Following a $5 million investment by Port of Los Angeles (Port of L.A.) to upgrade 17 of China Shipping Container Lines Co. Ltd.'s (CSCL's) vessels in order to utilise shore power while docking at the port in 2005, data shows that most of those vessels stopped traveling to Los Angeles in 2010, local media reports.

Alongside requirements that all ships docking at the port were required to plug into shore power, port records are said to show that, during 2010 to 2013, about 50 percent of the vessels left their engines running, with 88 percent having left their engines running in 2012 alone.

As Ship & Bunker previously reported, port officials are said to have admitted last fall that the China Shipping North America terminal, which along with the TraPac terminal handles one third of the port's container throughput, had failed to enforce shore power measures.

The port's investment in 2005 is said to have been part of a legal settlement that promised residents and environmentalists that strict environmental measures would be placed on CSCL after the groups brought forth legal action to prevent the expansion of the China Shipping terminal.

The settlement required that 30 percent of the vessels docked at the terminal connect to shore power that year, and 100 percent plug in by 2011 - prompting CSCL to demand the port assist the carrier meet the requirements.

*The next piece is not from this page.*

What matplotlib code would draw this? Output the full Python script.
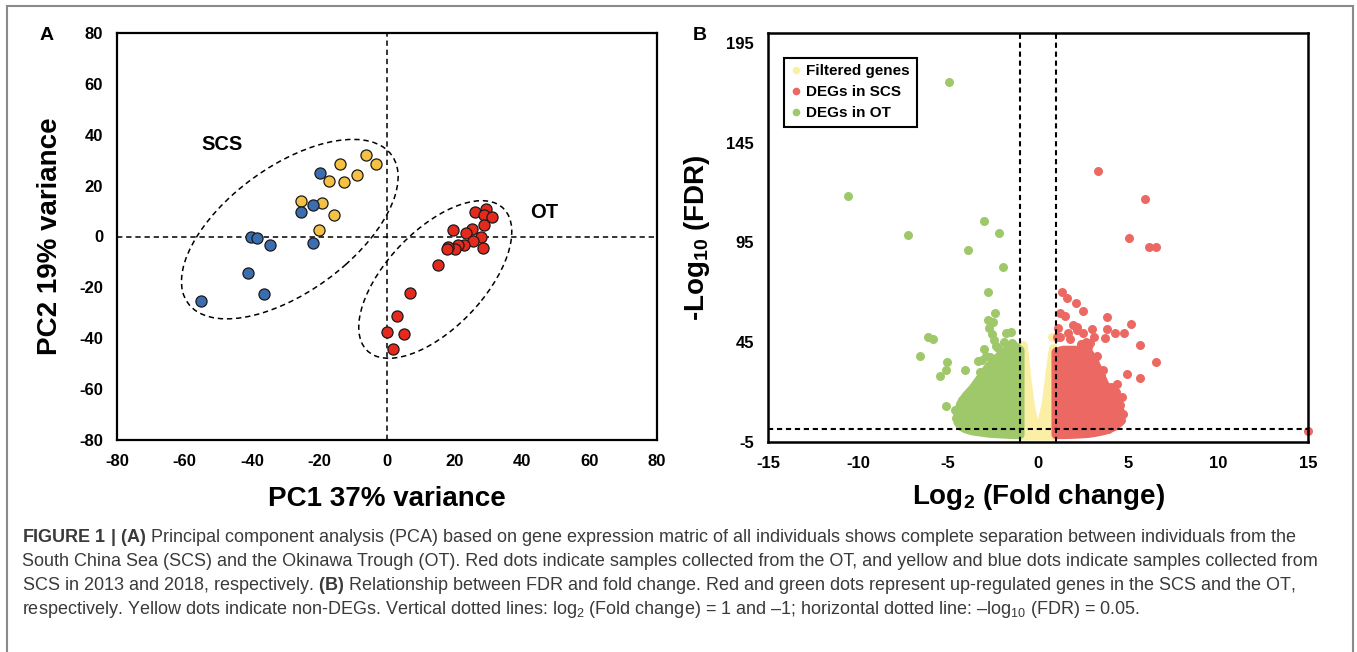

However, once the 2009 global economic downturn struck, then-director of the port, Geraldine Knatz, allowed the company an exemption from the plug-in requirement, at which point, CSCL moved many of the upgraded ships to different routes.

The port's current executive director, Gene Seroka, commenting on the revelation that there was no requirement in port's agreement with CSCL for how long the company's upgraded vessels must remain on routes calling at the Port of L.A., said "I would have done it differently and put the mitigation measures in the lease."

Despite this, Seroka says the investment was not a waste, as it demonstrated shore power as a viable option and informed the State of California's 2014 regulation requiring 50 percent of cargo vessels plug into shore power when at the state's ports.

CSCL is reported to have not provided comment on the matter.

In February, addressing the findings of an audit that found that L.A.'s TraPac terminal had failed to meet a number of the city's air quality improvement measures, including failing to ensure that cargo vessels plug into shore power while docked, Seroka said that the port has met its pollution reduction targets nine years ahead of schedule.